I took the possibly questionable liberty to insert the word "apparent" before "contradictions," because I do not wish it to appear that these discrepancies are true contradictions.  I believe Neander did not believe they were such.  So I qualified his word.  However, I suppose it could be said that Neander's calling them "contradictions" (without qualification) is a self-illustration of his law: What he meant by his word "contradictions" will only be revealed to those who earnestly seek it.  Perhaps Neander would object to my neutralizing this paradox.  I still think I did the right thing.  Your comments are welcome.

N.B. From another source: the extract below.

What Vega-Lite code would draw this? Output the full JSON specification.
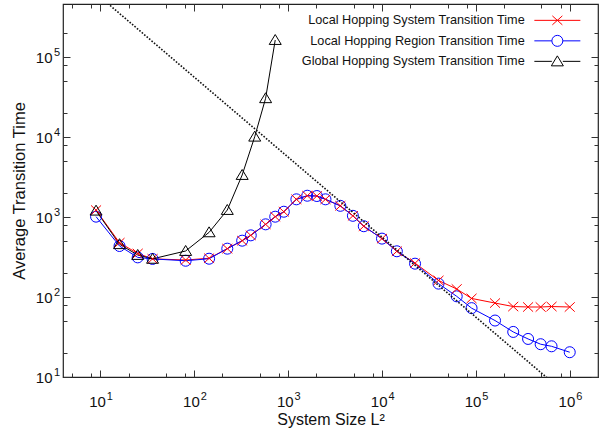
{
  "$schema": "https://vega.github.io/schema/vega-lite/v6.json",
  "autosize": "none",
  "width": 535,
  "height": 373,
  "padding": {"left": 63, "top": 4, "right": 2, "bottom": 64},
  "background": "white",
  "config": {
    "view": {"stroke": "#222", "strokeWidth": 1.2},
    "font": "Liberation Sans"
  },
  "datasets": {
    "main": [
      {"L2": 9, "time": 1220, "series": "Local Hopping System Transition Time"},
      {"L2": 16, "time": 477, "series": "Local Hopping System Transition Time"},
      {"L2": 25, "time": 350, "series": "Local Hopping System Transition Time"},
      {"L2": 36, "time": 300, "series": "Local Hopping System Transition Time"},
      {"L2": 81, "time": 290, "series": "Local Hopping System Transition Time"},
      {"L2": 144, "time": 305, "series": "Local Hopping System Transition Time"},
      {"L2": 225, "time": 402, "series": "Local Hopping System Transition Time"},
      {"L2": 324, "time": 506, "series": "Local Hopping System Transition Time"},
      {"L2": 400, "time": 590, "series": "Local Hopping System Transition Time"},
      {"L2": 576, "time": 810, "series": "Local Hopping System Transition Time"},
      {"L2": 729, "time": 1009, "series": "Local Hopping System Transition Time"},
      {"L2": 900, "time": 1164, "series": "Local Hopping System Transition Time"},
      {"L2": 1225, "time": 1664, "series": "Local Hopping System Transition Time"},
      {"L2": 1600, "time": 1845, "series": "Local Hopping System Transition Time"},
      {"L2": 2025, "time": 1830, "series": "Local Hopping System Transition Time"},
      {"L2": 2500, "time": 1664, "series": "Local Hopping System Transition Time"},
      {"L2": 3600, "time": 1380, "series": "Local Hopping System Transition Time"},
      {"L2": 4900, "time": 1035, "series": "Local Hopping System Transition Time"},
      {"L2": 6400, "time": 767, "series": "Local Hopping System Transition Time"},
      {"L2": 10000, "time": 537, "series": "Local Hopping System Transition Time"},
      {"L2": 14400, "time": 373, "series": "Local Hopping System Transition Time"},
      {"L2": 22500, "time": 265, "series": "Local Hopping System Transition Time"},
      {"L2": 40000, "time": 161, "series": "Local Hopping System Transition Time"},
      {"L2": 62500, "time": 126, "series": "Local Hopping System Transition Time"},
      {"L2": 90000, "time": 96, "series": "Local Hopping System Transition Time"},
      {"L2": 160000, "time": 84, "series": "Local Hopping System Transition Time"},
      {"L2": 250000, "time": 76, "series": "Local Hopping System Transition Time"},
      {"L2": 360000, "time": 75, "series": "Local Hopping System Transition Time"},
      {"L2": 490000, "time": 75, "series": "Local Hopping System Transition Time"},
      {"L2": 640000, "time": 76, "series": "Local Hopping System Transition Time"},
      {"L2": 1000000, "time": 75, "series": "Local Hopping System Transition Time"},
      {"L2": 9, "time": 1010, "series": "Local Hopping Region Transition Time"},
      {"L2": 16, "time": 434, "series": "Local Hopping Region Transition Time"},
      {"L2": 25, "time": 313, "series": "Local Hopping Region Transition Time"},
      {"L2": 36, "time": 299, "series": "Local Hopping Region Transition Time"},
      {"L2": 81, "time": 284, "series": "Local Hopping Region Transition Time"},
      {"L2": 144, "time": 301, "series": "Local Hopping Region Transition Time"},
      {"L2": 225, "time": 402, "series": "Local Hopping Region Transition Time"},
      {"L2": 324, "time": 506, "series": "Local Hopping Region Transition Time"},
      {"L2": 400, "time": 590, "series": "Local Hopping Region Transition Time"},
      {"L2": 576, "time": 810, "series": "Local Hopping Region Transition Time"},
      {"L2": 729, "time": 1009, "series": "Local Hopping Region Transition Time"},
      {"L2": 900, "time": 1164, "series": "Local Hopping Region Transition Time"},
      {"L2": 1225, "time": 1664, "series": "Local Hopping Region Transition Time"},
      {"L2": 1600, "time": 1845, "series": "Local Hopping Region Transition Time"},
      {"L2": 2025, "time": 1830, "series": "Local Hopping Region Transition Time"},
      {"L2": 2500, "time": 1664, "series": "Local Hopping Region Transition Time"},
      {"L2": 3600, "time": 1380, "series": "Local Hopping Region Transition Time"},
      {"L2": 4900, "time": 1035, "series": "Local Hopping Region Transition Time"},
      {"L2": 6400, "time": 767, "series": "Local Hopping Region Transition Time"},
      {"L2": 10000, "time": 537, "series": "Local Hopping Region Transition Time"},
      {"L2": 14400, "time": 373, "series": "Local Hopping Region Transition Time"},
      {"L2": 22500, "time": 261, "series": "Local Hopping Region Transition Time"},
      {"L2": 40000, "time": 147, "series": "Local Hopping Region Transition Time"},
      {"L2": 62500, "time": 102, "series": "Local Hopping Region Transition Time"},
      {"L2": 90000, "time": 72.6, "series": "Local Hopping Region Transition Time"},
      {"L2": 160000, "time": 50.8, "series": "Local Hopping Region Transition Time"},
      {"L2": 250000, "time": 36.6, "series": "Local Hopping Region Transition Time"},
      {"L2": 360000, "time": 29.9, "series": "Local Hopping Region Transition Time"},
      {"L2": 490000, "time": 25.7, "series": "Local Hopping Region Transition Time"},
      {"L2": 640000, "time": 24.2, "series": "Local Hopping Region Transition Time"},
      {"L2": 1000000, "time": 20.4, "series": "Local Hopping Region Transition Time"},
      {"L2": 9, "time": 1200, "series": "Global Hopping System Transition Time"},
      {"L2": 16, "time": 457, "series": "Global Hopping System Transition Time"},
      {"L2": 25, "time": 335, "series": "Global Hopping System Transition Time"},
      {"L2": 36, "time": 300, "series": "Global Hopping System Transition Time"},
      {"L2": 81, "time": 376, "series": "Global Hopping System Transition Time"},
      {"L2": 144, "time": 643, "series": "Global Hopping System Transition Time"},
      {"L2": 225, "time": 1223, "series": "Global Hopping System Transition Time"},
      {"L2": 324, "time": 3350, "series": "Global Hopping System Transition Time"},
      {"L2": 441, "time": 10090, "series": "Global Hopping System Transition Time"},
      {"L2": 576, "time": 30500, "series": "Global Hopping System Transition Time"},
      {"L2": 729, "time": 163000, "series": "Global Hopping System Transition Time"}
    ],
    "guide": [
      {"L2": 10, "time": 560000},
      {"L2": 1000000, "time": 5.6}
    ]
  },
  "resolve": {"axis": {"x": "independent", "y": "independent"}},
  "layer": [
    {
      "data": {"name": "main"},
      "mark": {"type": "line", "strokeWidth": 1, "clip": true},
      "encoding": {
        "x": {
          "field": "L2", "type": "quantitative",
          "scale": {"type": "log", "domain": [4, 2000000], "nice": false},
          "axis": {
            "orient": "bottom",
            "title": "System Size L²",
            "titleFont": "Liberation Sans", "titleFontSize": 16, "titleFontWeight": "normal", "titleColor": "#111",
            "titlePadding": 2,
            "values": [10, 100, 1000, 10000, 100000, 1000000],
            "labelExpr": "'10'",
            "labelFont": "Liberation Sans", "labelFontSize": 15, "labelColor": "#111",
            "labelBaseline": "middle", "labelPadding": 24, "labelOffset": -3.3,
            "labelFlush": false, "labelOverlap": false,
            "ticks": false, "domain": false, "grid": false
          }
        },
        "y": {
          "field": "time", "type": "quantitative",
          "scale": {"type": "log", "domain": [10, 460000], "nice": false},
          "axis": {
            "orient": "left",
            "title": "Average Transition Time",
            "titleFont": "Liberation Sans", "titleFontSize": 16.5, "titleFontWeight": "normal", "titleColor": "#111",
            "titlePadding": 8,
            "values": [10, 100, 1000, 10000, 100000],
            "labelExpr": "'10'",
            "labelFont": "Liberation Sans", "labelFontSize": 15, "labelColor": "#111",
            "labelBaseline": "middle", "labelPadding": 11,
            "labelFlush": false, "labelOverlap": false,
            "ticks": false, "domain": false, "grid": false
          }
        },
        "color": {
          "field": "series", "type": "nominal",
          "scale": {
            "domain": ["Local Hopping System Transition Time", "Local Hopping Region Transition Time", "Global Hopping System Transition Time"],
            "range": ["#ff0000", "#0000ff", "#000000"]
          },
          "legend": {
            "title": null,
            "orient": "none",
            "legendX": 488,
            "legendY": 10,
            "padding": 0,
            "rowPadding": 4.5,
            "symbolSize": 100,
            "symbolStrokeWidth": 1,
            "labelAlign": "right",
            "labelOffset": -39,
            "labelFont": "Liberation Sans",
            "labelFontSize": 12.7,
            "labelColor": "#111",
            "labelLimit": 0,
            "encode": {
              "symbols": {
                "update": {
                  "shape": {"signal": "datum.value === 'Local Hopping System Transition Time' ? 'M-4.6,0L4.6,0M-1,-0.9L1,0.9M-1,0.9L1,-0.9' : datum.value === 'Local Hopping Region Transition Time' ? 'M-4.6,0L-1.1,0M1.1,0L4.6,0M-1.1,0A1.1,1.1 0 1,0 1.1,0A1.1,1.1 0 1,0 -1.1,0' : 'M-4.6,0L-1.1,0M1.1,0L4.6,0M0,-1.1L1.2,0.9L-1.2,0.9Z'"},
                  "fill": {"value": "transparent"},
                  "stroke": {"scale": "color", "field": "value"},
                  "strokeWidth": {"value": 1},
                  "opacity": {"value": 1}
                }
              }
            }
          }
        }
      }
    },
    {
      "data": {"name": "main"},
      "transform": [{"filter": "datum.series === 'Local Hopping Region Transition Time'"}],
      "mark": {"type": "point", "shape": "circle", "filled": false, "strokeWidth": 1, "size": 121, "opacity": 1, "clip": true},
      "encoding": {
        "x": {
          "field": "L2", "type": "quantitative",
          "axis": {
            "orient": "top", "title": null, "labels": false, "domain": false, "grid": false,
            "values": [5, 8, 10, 20, 50, 80, 100, 200, 500, 800, 1000, 2000, 5000, 8000, 10000, 20000, 50000, 80000, 100000, 200000, 500000, 800000, 1000000],
            "tickColor": "#333", "tickWidth": 1,
            "tickSize": {"condition": {"test": "abs(log(datum.value)/LN10 - round(log(datum.value)/LN10)) < 0.000001", "value": -7}, "value": -4}
          }
        },
        "y": {
          "field": "time", "type": "quantitative",
          "axis": {
            "orient": "right", "title": null, "labels": false, "domain": false, "grid": false,
            "values": [20, 50, 80, 10, 100, 200, 500, 800, 1000, 2000, 5000, 8000, 10000, 20000, 50000, 80000, 100000, 200000],
            "tickColor": "#333", "tickWidth": 1,
            "tickSize": {"condition": {"test": "abs(log(datum.value)/LN10 - round(log(datum.value)/LN10)) < 0.000001", "value": -7}, "value": -4}
          }
        },
        "color": {"field": "series", "type": "nominal", "legend": null}
      }
    },
    {
      "data": {"name": "main"},
      "transform": [{"filter": "datum.series === 'Local Hopping System Transition Time'"}],
      "mark": {"type": "point", "shape": "M-0.91,-0.85L0.91,0.85M-0.91,0.85L0.91,-0.85", "filled": false, "strokeWidth": 1, "size": 121, "opacity": 1, "clip": true},
      "encoding": {
        "x": {
          "field": "L2", "type": "quantitative",
          "axis": {
            "orient": "bottom", "title": null, "labels": false, "domain": false, "grid": false,
            "values": [5, 8, 10, 20, 50, 80, 100, 200, 500, 800, 1000, 2000, 5000, 8000, 10000, 20000, 50000, 80000, 100000, 200000, 500000, 800000, 1000000],
            "tickColor": "#333", "tickWidth": 1,
            "tickSize": {"condition": {"test": "abs(log(datum.value)/LN10 - round(log(datum.value)/LN10)) < 0.000001", "value": -7}, "value": -4}
          }
        },
        "y": {
          "field": "time", "type": "quantitative",
          "axis": {
            "orient": "left", "title": null, "labels": false, "domain": false, "grid": false,
            "values": [20, 50, 80, 10, 100, 200, 500, 800, 1000, 2000, 5000, 8000, 10000, 20000, 50000, 80000, 100000, 200000],
            "tickColor": "#333", "tickWidth": 1,
            "tickSize": {"condition": {"test": "abs(log(datum.value)/LN10 - round(log(datum.value)/LN10)) < 0.000001", "value": -7}, "value": -4}
          }
        },
        "color": {"field": "series", "type": "nominal", "legend": null}
      }
    },
    {
      "data": {"name": "main"},
      "transform": [{"filter": "datum.series === 'Global Hopping System Transition Time'"}],
      "mark": {"type": "point", "shape": "M0,-1L1.09,0.8L-1.09,0.8Z", "filled": false, "strokeWidth": 1, "size": 121, "opacity": 1, "clip": true},
      "encoding": {
        "x": {"field": "L2", "type": "quantitative", "axis": null},
        "y": {"field": "time", "type": "quantitative", "axis": null},
        "color": {"field": "series", "type": "nominal", "legend": null}
      }
    },
    {
      "data": {"name": "guide"},
      "mark": {"type": "line", "color": "#111", "strokeWidth": 1.6, "strokeDash": [1.6, 1.6], "clip": true},
      "encoding": {
        "x": {
          "field": "L2", "type": "quantitative",
          "axis": {
            "orient": "bottom", "title": null, "domain": false, "grid": false, "ticks": false,
            "values": [10, 100, 1000, 10000, 100000, 1000000],
            "labelExpr": "format(round(log(datum.value)/LN10), 'd')",
            "labelFont": "Liberation Sans", "labelFontSize": 11, "labelColor": "#111",
            "labelBaseline": "middle", "labelAlign": "left", "labelPadding": 19.5, "labelOffset": 6,
            "labelFlush": false, "labelOverlap": false
          }
        },
        "y": {
          "field": "time", "type": "quantitative",
          "axis": {
            "orient": "left", "title": null, "domain": false, "grid": false, "ticks": false,
            "values": [10, 100, 1000, 10000, 100000],
            "labelExpr": "format(round(log(datum.value)/LN10), 'd')",
            "labelFont": "Liberation Sans", "labelFontSize": 11, "labelColor": "#111",
            "labelBaseline": "middle", "labelAlign": "right", "labelPadding": 3.5, "labelOffset": -5,
            "labelFlush": false, "labelOverlap": false
          }
        }
      }
    }
  ]
}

A further difficulty (and another possible self-illustration of the law) is Neander's assertion in his original wording that one must "give up [ones] whole mind in reverence" to discover the hidden higher harmony in the discrepancies.  I do not interpret this as "checking ones brains at the door," though Neander's phrase sounds like that.  I take it as stating that God has determined that to know the truth one must put even his mind in subjection to the God of the universe.  Jesus said it this way:  "If you hold to my teaching, you are really my disciples. 32Then you will know the truth, and the truth will set you free."  John 8:31b-32 NIV

The mind is not autonomous if Jesus is Lord.  This is, of course, part of the scandal of biblical faith.  Not that faith and reason are incompatible, but that without faith reason goes astray: "For since in the wisdom of God the world through its wisdom did not know him, God was pleased through the foolishness of what was preached to save those who believe. 22 Jews demand miraculous signs and Greeks look for wisdom, 23 but we preach Christ crucified: a stumbling block to Jews and foolishness to Gentiles, 24 but to those whom God has called, both Jews and Greeks, Christ the power of God and the wisdom of God. 25 For the foolishness of God is wiser than man's wisdom, and the weakness of God is stronger than man's strength." 1 Corinthians 1:21-25 NIV

Believers do not give up thinking, but subject their minds to God's rule.  Having done that they should be the best thinkers it is possible to be, thereby honoring God who made us in his image.   In order to avoid misunderstanding on the part of students whom I have required to memorize Neander's Law, I have substituted the word ". . . [perseveres] . . ." for the words "gives up his whole mind".